● **Task details**: Without the pictures, print the lines running from the beginning of the material to the line containing "ax = fig.add_axes([0.1068, 0.0635, 0.8465, 0.9102])", both ends included.

● **Dataset extract**:

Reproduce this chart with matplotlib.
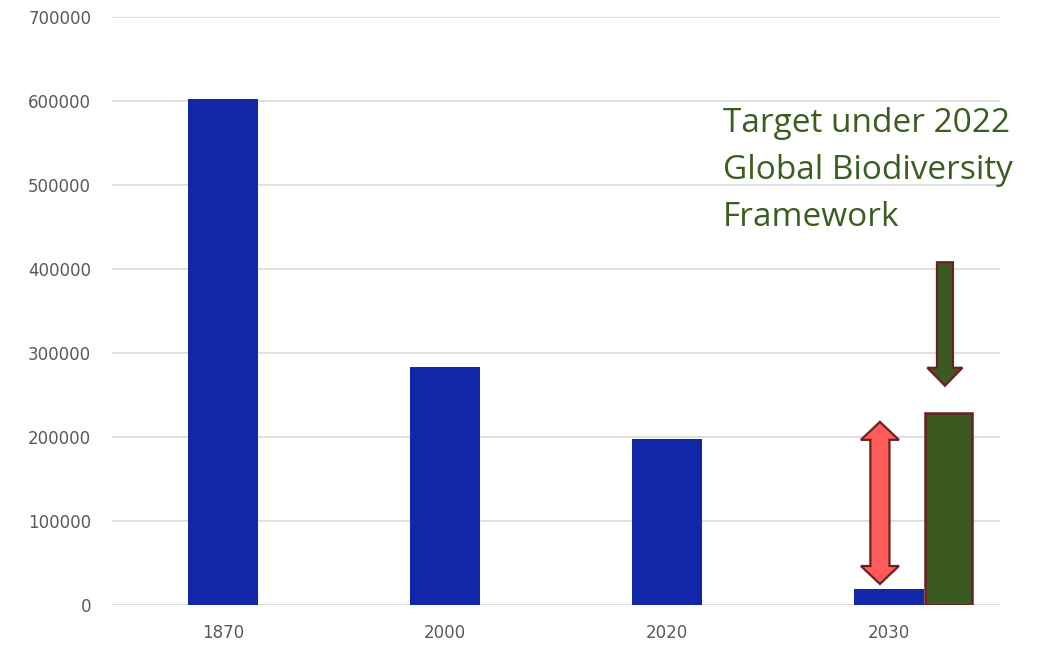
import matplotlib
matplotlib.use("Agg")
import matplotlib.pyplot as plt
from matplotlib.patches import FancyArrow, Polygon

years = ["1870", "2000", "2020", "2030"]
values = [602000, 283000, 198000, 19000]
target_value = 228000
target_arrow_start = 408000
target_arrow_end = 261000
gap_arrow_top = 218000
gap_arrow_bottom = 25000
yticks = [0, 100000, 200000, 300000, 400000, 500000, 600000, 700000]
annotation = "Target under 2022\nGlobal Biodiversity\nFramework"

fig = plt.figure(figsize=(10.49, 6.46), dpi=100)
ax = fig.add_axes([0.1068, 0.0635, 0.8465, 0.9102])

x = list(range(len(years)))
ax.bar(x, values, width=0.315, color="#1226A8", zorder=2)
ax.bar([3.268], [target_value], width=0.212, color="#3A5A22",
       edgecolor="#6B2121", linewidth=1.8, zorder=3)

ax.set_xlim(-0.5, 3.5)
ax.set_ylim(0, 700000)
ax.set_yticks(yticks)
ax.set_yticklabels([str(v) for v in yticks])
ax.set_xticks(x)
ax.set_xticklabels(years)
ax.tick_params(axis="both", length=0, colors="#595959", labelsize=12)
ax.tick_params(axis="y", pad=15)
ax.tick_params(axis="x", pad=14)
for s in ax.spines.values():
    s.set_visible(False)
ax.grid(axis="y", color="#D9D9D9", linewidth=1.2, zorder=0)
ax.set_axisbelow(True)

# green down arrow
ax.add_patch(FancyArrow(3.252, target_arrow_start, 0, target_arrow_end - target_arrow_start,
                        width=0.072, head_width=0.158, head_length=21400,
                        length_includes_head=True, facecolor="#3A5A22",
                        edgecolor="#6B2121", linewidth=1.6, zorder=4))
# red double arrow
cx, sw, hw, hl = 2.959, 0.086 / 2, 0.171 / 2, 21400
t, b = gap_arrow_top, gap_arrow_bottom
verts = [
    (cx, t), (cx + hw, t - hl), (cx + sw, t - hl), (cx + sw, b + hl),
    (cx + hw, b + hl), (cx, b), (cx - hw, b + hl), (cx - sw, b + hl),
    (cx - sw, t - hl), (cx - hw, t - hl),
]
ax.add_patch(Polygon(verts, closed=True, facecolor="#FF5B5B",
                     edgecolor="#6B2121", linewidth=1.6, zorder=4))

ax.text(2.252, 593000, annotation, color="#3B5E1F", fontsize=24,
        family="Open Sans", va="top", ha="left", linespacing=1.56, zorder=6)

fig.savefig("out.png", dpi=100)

● **Response to this exercise**:
Reproduce this chart with matplotlib.
import matplotlib
matplotlib.use("Agg")
import matplotlib.pyplot as plt
from matplotlib.patches import FancyArrow, Polygon

years = ["1870", "2000", "2020", "2030"]
values = [602000, 283000, 198000, 19000]
target_value = 228000
target_arrow_start = 408000
target_arrow_end = 261000
gap_arrow_top = 218000
gap_arrow_bottom = 25000
yticks = [0, 100000, 200000, 300000, 400000, 500000, 600000, 700000]
annotation = "Target under 2022\nGlobal Biodiversity\nFramework"

fig = plt.figure(figsize=(10.49, 6.46), dpi=100)
ax = fig.add_axes([0.1068, 0.0635, 0.8465, 0.9102])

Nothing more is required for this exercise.